Facing up to global troubles

Reserve Bank of India Governor Raghuram Rajan has a certain stature in the global financial world. He had predicted the 2008 global financial meltdown much in advance: in 2005, during his tenure at the International Monetary Fund he wrote a research paper in which he warned of financial sector-induced turmoil. Since then, Dr. Rajan’s words and actions in his line of work are watched and read with more than a cursory interest. Not surprisingly, his purported remark made at a London Business School programme last week on intimations of the Great Depression elicited wide reactions. The RBI had to intervene with a clarification to put the Governor’s articulation in perspective and context. “What Governor Rajan did say, in his remarks, was that the policies followed by major central banks around the world were in danger of slipping into the kind of beggar-thy-neighbour strategies that were followed in the 1930s,” it clarified. For quite some time now, Dr. Rajan has been voicing his concerns over the ‘competitive monetary policy easing’ by central banks across the globe.
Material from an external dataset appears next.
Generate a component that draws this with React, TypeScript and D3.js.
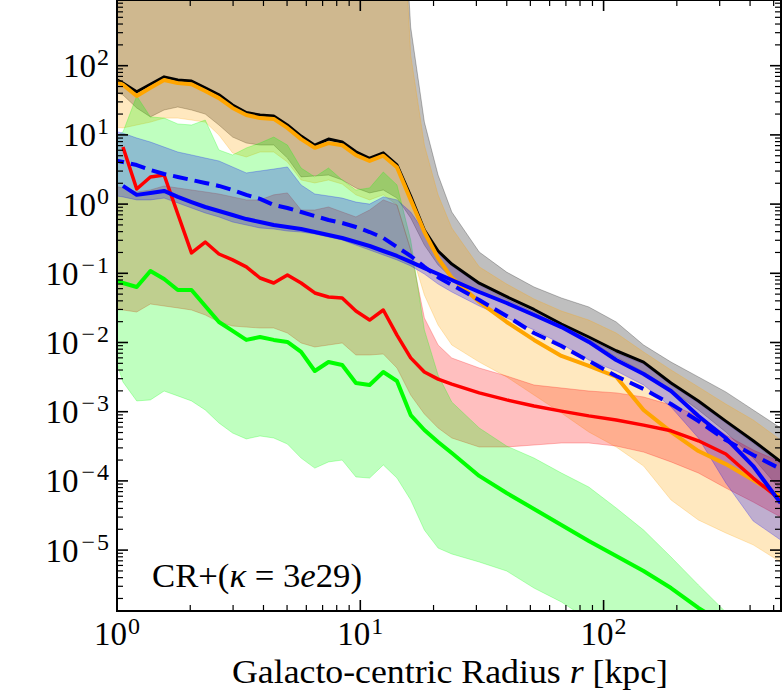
import React from 'react';
import * as d3 from 'd3';

// Galacto-centric radius bins [kpc]
const radius = [0.93, 1.058, 1.205, 1.372, 1.562, 1.778, 2.024, 2.305, 2.624, 2.987, 3.4, 3.871, 4.407, 5.017, 5.711, 6.501, 7.401, 8.425, 9.593, 10.92, 12.43, 14.15, 16.11, 18.34, 20.88, 23.77, 30.82, 39.94, 51.76, 67.08, 86.94, 112.7, 146.0, 189.3, 245.3, 317.9, 412.0, 534.0];

// central curves
const blackLine = [71, 56, 42, 54, 69, 62, 60, 48, 38, 27, 21, 19.4, 18.8, 13.9, 9.6, 7.1, 8.7, 7.9, 5.7, 4.6, 5.5, 3.7, 1.31, 0.42, 0.21, 0.136, 0.072, 0.046, 0.03, 0.0185, 0.012, 0.0076, 0.0052, 0.0026, 0.00143, 0.00073, 0.00038, 0.00019];
const orangeLine = [66, 53, 36.5, 48, 62, 56, 54, 43, 34, 24.5, 19.4, 17.5, 17, 12.6, 8.7, 6.5, 7.6, 7.1, 5.1, 4.2, 5.0, 3.4, 1.15, 0.395, 0.166, 0.086, 0.0385, 0.0198, 0.0109, 0.0064, 0.0046, 0.0032, 0.00106, 0.00051, 0.00027, 0.000175, 0.000103, 0.0000585];
const redLine = [null, 6.7, 1.65, 2.46, 2.63, 0.72, 0.197, 0.283, 0.19, 0.156, 0.124, 0.0855, 0.0724, 0.0944, 0.0724, 0.052, 0.0455, 0.044, 0.0285, 0.0211, 0.0295, 0.0128, 0.006, 0.00375, 0.00296, 0.00251, 0.00187, 0.00148, 0.00121, 0.00102, 0.00087, 0.00076, 0.00064, 0.00053, 0.00038, 0.000245, 0.00011, 0.000053];
const greenLine = [0.0855, 0.0724, 0.0634, 0.108, 0.0828, 0.0574, 0.0574, 0.0337, 0.0198, 0.0147, 0.0109, 0.012, 0.0109, 0.0102, 0.0073, 0.00387, 0.00522, 0.00473, 0.0026, 0.00243, 0.00375, 0.00278, 0.000895, 0.000544, 0.000365, 0.000253, 0.000118, 0.0000668, 0.0000393, 0.0000231, 0.0000135, 0.0000082, 0.000005, 0.00000283, 0.00000146, 8.3e-7, 4.7e-7, 2.6e-7];
const blueLine = [null, 1.83, 1.36, 1.45, 1.55, 1.27, 1.07, 0.908, 0.794, 0.695, 0.608, 0.551, 0.499, 0.467, 0.437, 0.395, 0.357, 0.324, 0.283, 0.248, 0.21, 0.178, 0.146, 0.119, 0.0977, 0.08, 0.0537, 0.0372, 0.025, 0.0167, 0.0102, 0.00558, 0.00351, 0.00199, 0.000867, 0.000417, 0.000164, 0.0000479];
const blueDashed = [4.48, 4.06, 3.67, 3.11, 2.72, 2.47, 2.23, 2.02, 1.83, 1.6, 1.36, 1.19, 0.971, 0.879, 0.769, 0.673, 0.589, 0.533, 0.467, 0.395, 0.324, 0.24, 0.178, 0.124, 0.088, 0.068, 0.0411, 0.0242, 0.0137, 0.0089, 0.00541, 0.00328, 0.00213, 0.00129, 0.000734, 0.00039, 0.000237, 0.000149];

// percentile bands (upper / lower)
const blackHi = [1e6, 1e6, 1e6, 1e6, 1e6, 1e6, 1e6, 1e6, 1e6, 1e6, 1e6, 1e6, 1e6, 1e6, 1e6, 1e6, 1e6, 1e6, 1e6, 1e6, 1e6, 1e6, 362, 15.3, 2.63, 0.769, 0.203, 0.104, 0.0634, 0.044, 0.0326, 0.0198, 0.0092, 0.00522, 0.00318, 0.00193, 0.00106, 0.000582];
const blackLo = [44.6, 37.8, 24.5, 18.2, 22.9, 25.3, 22.9, 20.0, 13.9, 9.31, 7.63, 7.14, 7.14, 4.63, 2.47, 2.55, 2.63, 2.23, 1.71, 1.45, 1.6, 1.22, 0.63, 0.256, 0.132, 0.0855, 0.0537, 0.0372, 0.0258, 0.0173, 0.0109, 0.00617, 0.00375, 0.00206, 0.00106, 0.000509, 0.000214, 0.0000738];
const orangeHi = [1e6, 1e6, 1e6, 1e6, 1e6, 1e6, 1e6, 1e6, 1e6, 1e6, 1e6, 1e6, 1e6, 1e6, 1e6, 1e6, 1e6, 1e6, 1e6, 1e6, 1e6, 1e6, 143, 7.14, 1.36, 0.452, 0.124, 0.07, 0.0425, 0.0285, 0.0211, 0.0137, 0.00729, 0.00401, 0.00228, 0.00129, 0.000759, 0.00039];
const orangeLo = [13.0, 12.6, 13.9, 15.3, 17.5, 17.5, 16.4, 15.3, 9.96, 5.48, 4.8, 5.66, 5.66, 4.06, 2.23, 2.02, 2.23, 1.95, 1.36, 1.15, 1.36, 0.971, 0.217, 0.0486, 0.0179, 0.0092, 0.00522, 0.00318, 0.00174, 0.000957, 0.000509, 0.000309, 0.000164, 0.000053, 0.0000272, 0.0000177, 0.0000119, 0.00000673];
const redHi = [1.89, 1.71, 1.5, 1.6, 1.83, 1.71, 1.6, 1.5, 1.4, 1.27, 1.15, 1.15, 1.36, 1.45, 0.822, 0.822, 0.908, 0.769, 0.652, 0.822, 1.15, 0.971, 0.217, 0.0226, 0.0092, 0.00597, 0.00428, 0.00328, 0.00243, 0.0022, 0.00199, 0.00187, 0.00163, 0.00125, 0.000867, 0.000461, 0.000279, 0.000188];
const redLo = [0.0348, 0.0295, 0.0276, 0.036, 0.0337, 0.0316, 0.0295, 0.025, 0.0198, 0.0173, 0.0167, 0.0162, 0.0162, 0.0137, 0.00984, 0.00861, 0.0092, 0.00984, 0.0066, 0.0066, 0.00682, 0.00428, 0.00174, 0.000927, 0.000582, 0.000417, 0.000309, 0.000309, 0.00033, 0.000353, 0.000353, 0.000319, 0.000261, 0.000188, 0.00013, 0.0000789, 0.0000495, 0.0000301];
const greenHi = [8.43, 11.0, 36.5, 18.2, 17.5, 14.4, 13.9, 16.4, 6.05, 5.13, 6.47, 7.63, 9.31, 7.14, 3.32, 2.47, 3.32, 2.23, 1.6, 1.71, 2.91, 1.89, 0.303, 0.0152, 0.00339, 0.00138, 0.000582, 0.000319, 0.000214, 0.00013, 0.0000815, 0.0000406, 0.0000195, 0.00000794, 0.00000313, 0.00000127, 5.0e-7, 2.0e-7];
const greenLo = [0.0109, 0.00269, 0.00143, 0.00148, 0.00199, 0.00169, 0.00143, 0.00106, 0.000687, 0.000492, 0.000404, 0.000446, 0.000417, 0.000341, 0.000214, 0.000153, 0.000188, 0.0002, 0.000114, 0.00011, 0.00017, 0.00011, 0.000053, 0.0000195, 0.0000107, 0.00000879, 0.00000673, 0.00000499, 0.00000283, 0.00000178, 9.77e-7, 5.93e-7, 3.6e-7, 2.18e-7, 1.33e-7, 8.05e-8, 4.89e-8, 3.0e-8];
const blueHi = [11.8, 10.6, 9.02, 7.89, 6.68, 5.66, 5.13, 4.63, 4.2, 3.44, 2.82, 3.01, 3.21, 3.44, 1.89, 1.4, 1.31, 1.22, 1.07, 1.0, 1.27, 1.15, 0.769, 0.395, 0.196, 0.128, 0.0678, 0.0425, 0.0276, 0.0173, 0.0112, 0.00705, 0.00489, 0.00243, 0.00134, 0.000687, 0.000353, 0.000175];
const blueLo = [1.36, 1.27, 1.15, 1.15, 1.22, 1.04, 0.879, 0.745, 0.652, 0.551, 0.499, 0.452, 0.437, 0.408, 0.395, 0.37, 0.335, 0.303, 0.256, 0.217, 0.184, 0.156, 0.128, 0.0977, 0.07, 0.0537, 0.0337, 0.0226, 0.0152, 0.00951, 0.00558, 0.00387, 0.00243, 0.00117, 0.000417, 0.0000933, 0.0000263, 0.000014];

// axis ticks
const xMajor = [1, 10, 100];
const xMajorExp = [0, 1, 2];
const yMajorExp = [-5, -4, -3, -2, -1, 0, 1, 2];
const xLabel = 'Galacto-centric Radius ';
const annotation = 'CR+(';

const FONT = '"Liberation Serif", "DejaVu Serif", serif';

export default function App() {
  const L = 117, R = 781, T = 0, B = 611;
  const x = d3.scaleLog().domain([1, 536]).range([L, R]);
  const y = d3.scaleLog().domain([1.318e-6, 890]).range([B, T]);
  const idx = radius.map((_, i) => i);

  const bands = [
    { hi: blackHi, lo: blackLo, color: '#000000' },
    { hi: orangeHi, lo: orangeLo, color: '#ffa500' },
    { hi: redHi, lo: redLo, color: '#ff0000' },
    { hi: greenHi, lo: greenLo, color: '#00ff00' },
    { hi: blueHi, lo: blueLo, color: '#0000ff' },
  ];
  const lines = [
    { v: blackLine, color: '#000000', w: 3, dash: undefined },
    { v: orangeLine, color: '#ffa500', w: 4, dash: undefined },
    { v: redLine, color: '#ff0000', w: 3.5, dash: undefined },
    { v: greenLine, color: '#00ff00', w: 4, dash: undefined },
    { v: blueLine, color: '#0000ff', w: 4, dash: undefined },
    { v: blueDashed, color: '#0000ff', w: 4, dash: '15 7' },
  ];

  const areaFor = (hi: number[], lo: number[]) =>
    d3.area<number>()
      .x((i) => x(radius[i]))
      .y0((i) => y(lo[i]))
      .y1((i) => y(hi[i]))(idx) || '';
  const lineFor = (v: (number | null)[]) =>
    d3.line<number>()
      .defined((i) => v[i] != null)
      .x((i) => x(radius[i]))
      .y((i) => y(v[i] as number))(idx) || '';

  const xMinor: number[] = [];
  for (const d of xMajor) for (let m = 2; m <= 9; m++) { const v = m * d; if (v < 536) xMinor.push(v); }
  const yMinor: number[] = [];
  for (let p = -6; p <= 2; p++) for (let m = 2; m <= 9; m++) { const v = m * Math.pow(10, p); if (v > 1.318e-6 && v < 890) yMinor.push(v); }

  const sup = (p: number, dy: number) =>
    p < 0 ? (
      <>
        <tspan dy={dy} dx={3} fontSize={24}>{'\u2212'}</tspan>
        <tspan dx={2} fontSize={24}>{String(-p)}</tspan>
      </>
    ) : (
      <tspan dy={dy} dx={1} fontSize={24}>{String(p)}</tspan>
    );

  return (
    <svg width={784} height={694} style={{ position: 'absolute', left: 0, top: 0, background: '#fff' }}>
      <defs>
        <clipPath id="plotclip">
          <rect x={L} y={T} width={R - L} height={B - T} />
        </clipPath>
      </defs>
      <rect x={0} y={0} width={784} height={694} fill="#fff" />
      <g clipPath="url(#plotclip)">
        {bands.map((b, i) => (
          <path key={'b' + i} d={areaFor(b.hi, b.lo)} fill={b.color} fillOpacity={0.25}
            stroke={b.color} strokeOpacity={0.25} strokeWidth={1} />
        ))}
        {lines.map((l, i) => (
          <path key={'l' + i} d={lineFor(l.v)} fill="none" stroke={l.color} strokeWidth={l.w}
            strokeDasharray={l.dash} strokeLinejoin="round" />
        ))}
      </g>
      <g stroke="#000">
        {xMajor.map((v) => (
          <g key={'xM' + v}>
            <line x1={x(v)} x2={x(v)} y1={B} y2={B - 11} strokeWidth={1.6} />
            <line x1={x(v)} x2={x(v)} y1={T} y2={T + 11} strokeWidth={1.6} />
          </g>
        ))}
        {xMinor.map((v) => (
          <g key={'xm' + v}>
            <line x1={x(v)} x2={x(v)} y1={B} y2={B - 6} strokeWidth={1.2} />
            <line x1={x(v)} x2={x(v)} y1={T} y2={T + 6} strokeWidth={1.2} />
          </g>
        ))}
        {yMajorExp.map((p) => (
          <g key={'yM' + p}>
            <line x1={L} x2={L + 11} y1={y(Math.pow(10, p))} y2={y(Math.pow(10, p))} strokeWidth={1.6} />
            <line x1={R} x2={R - 11} y1={y(Math.pow(10, p))} y2={y(Math.pow(10, p))} strokeWidth={1.6} />
          </g>
        ))}
        {yMinor.map((v, i) => (
          <g key={'ym' + i}>
            <line x1={L} x2={L + 6} y1={y(v)} y2={y(v)} strokeWidth={1.2} />
            <line x1={R} x2={R - 6} y1={y(v)} y2={y(v)} strokeWidth={1.2} />
          </g>
        ))}
      </g>
      <rect x={L} y={T} width={R - L} height={B - T} fill="none" stroke="#000" strokeWidth={2} />
      <g fontFamily={FONT} fill="#000">
        {yMajorExp.map((p) => (
          <text key={'yl' + p} x={109} y={y(Math.pow(10, p)) + 11.5} textAnchor="end" fontSize={33}>
            10{sup(p, -12)}
          </text>
        ))}
        {xMajor.map((v, i) => (
          <text key={'xl' + v} x={x(v)} y={645} textAnchor="middle" fontSize={33}>
            10{sup(xMajorExp[i], -11)}
          </text>
        ))}
        <text x={232} y={683} fontSize={33} textLength={436} lengthAdjust="spacingAndGlyphs">
          {xLabel}<tspan fontStyle="italic">r</tspan> [kpc]
        </text>
        <text x={152} y={587} fontSize={33} textLength={210} lengthAdjust="spacingAndGlyphs">
          {annotation}<tspan fontStyle="italic">κ</tspan> = 3<tspan fontStyle="italic">e</tspan>29)
        </text>
      </g>
    </svg>
  );
}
According to him, the current non-system in international monetary policy is a ‘substantial source of risk’ to sustainable growth as well as the financial sector. Unconventional policies have the potential to trigger huge risks when they are terminated. He reckons that such policies will push the world economy towards ‘musical crises’. In an inter-connected world, actions in one place trigger consequences elsewhere. In such a situation, domestic policy-planners have to factor in this ‘outside influence’ in their strategies.
Indeed, Indian policy-planners find themselves in a predicament thanks to the continued monetary easing by some nations and the shrinkage in world trade. Given this ‘new normal’ kind of an environment, they will have to look at ways to protect the Indian economy from external vicissitudes. In this context, a fund-starved country like India will do well to focus on foreign direct investment rather than get unduly worried about foreign institutional investment, which will have its ebb and flow depending on the environment outside. A 75 basis-point reduction in the key repo rate made in three equal instalments this year by the RBI has not really helped spur investments. A combination of capacity overhang, slack demand and banks’ mounting non-performing assets has only compounded the problems. With everyone waiting for the other to act first, the onus is definitely on the political bosses to devise quick solutions to accelerate the economy. Perhaps, the prescription of the Depression-era economist John Maynard Keynes is relevant now. Indeed, a bit of a socialistic approach to spur demand is unavoidable.